Let $T^{m-1}v\neq 0$ but $T^mv=0$. Show that $v,Tv,\ldots,T^{m-1}v$ are linearly independent 
Let $T\in\mathcal L(V)$ and $T^{m-1}v\neq 0$ but $T^mv=0$ for some positive integer $m$ and some $v\in V$. Show that $v,Tv,\ldots,T^{m-1}v$ are linearly independent.

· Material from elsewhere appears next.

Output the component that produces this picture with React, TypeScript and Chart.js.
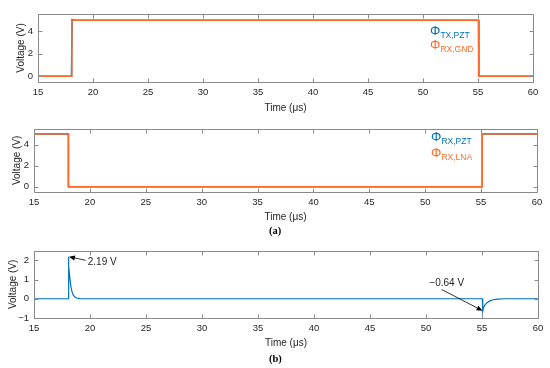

I had written a proof but Im not sure if it is correct. And in the case it would be correct I dont know how to write it better and clearly. So I have two questions:


*

*It is the proof below correct?

*If so, how I can write it better using the same ideas?

The attempted proof:
1) If $T^{m-1} v$ would be linearly dependent of $T^{m-2} v$ then exists some $\lambda\neq 0$ such that
$$T^{m-1}v=\lambda T^{m-2}v\implies T^mv=\lambda T(T^{m-2}v)=\lambda T^{m-1}v=0\implies \lambda=0$$
Then $T^{m-2}v$ is linearly independent of $T^{m-1}v$. 
2) Now observe that
$$\lambda_1v+\lambda_2Tv+\lambda_3T^2v=0\implies T^{m-2}(\lambda_1v+\lambda_2Tv+\lambda_3T^2v)=\lambda_1T^{m-2}v+\lambda_2T^{m-1}v=0$$
so $\lambda_1,\lambda_2=0$ as we had shown previously, so the original equation reduces to
$$\lambda_3T^2v=0\implies \lambda_3=0$$
thus $v,Tv,T^2v$ are linearly independent.
3) Repeating recursively the analysis in 2) for longer lists of vectors of the form $v,Tv,\ldots,T^kv$ for $k< m$ we can show that the list $v,Tv,\ldots,T^{m-1}v$ is linearly independent.
 A: Hint
$$a_0v+a_1Tv+\ldots+a_{m-1}T^{m-1}v=0 \quad(1)$$
multiply by $T^{m-1}$, then
$$a_0T^{m-1}v=0\to a_0=0$$
so, from $(1)$,
$$a_1Tv+\ldots+a_{m-1}T^{m-1}v=0$$
multiply by $T^{m-2}$, then
$$a_1T^{m-1}v=0\to a_1=0$$
can you finish?
A: See below for a simple proof.
Suppose that they are not linear independent; that is for some choice of $\alpha_{k}$,
$T^{m-1}v = \sum_{k=0}^{m-2}\alpha_{k}T^{k}v$.
Then $0 =T^{m}v = T\cdot T^{m-1}v =  \sum_{k=0}^{m-2}\alpha_{k}T^{k+1}v$,
so $Tv,...,T^{m-1}v$ are linearly dependent.  
But that means that $T^{m-1}v = \sum_{k=1}^{m-2}\beta_{k}T^{k}v$.
Inductively repeat the argument to eventually conclude that for some $\gamma \neq 0$, $T^{m-1}v = \gamma T^{m-2} v$, but then we would have to say that $0 = T T^{m-1} v  = \gamma T^{m-1} v \neq 0$, a contradiction.
A: More simply put: if you had a linear combination
$c_0 v + c_1 T v + \ldots c_{m-1} T^{m-1} v = 0$
with $c_j$ not all zero, let $c_i$ be the first nonzero coefficient.
Then $$T^i v = - \sum_{j=i+1}^{m-1} (c_j/c_i) T^j v$$  Applying $T^{m-i-1}$ to both sides, 
$$T^{m-1} v = - \sum_{j=i+1}^{m-1} (c_j/c_i) T^{m+j-i-1} v = 0$$
But all terms on the right are $0$, so $T^{m-1} v = 0$, contradiction!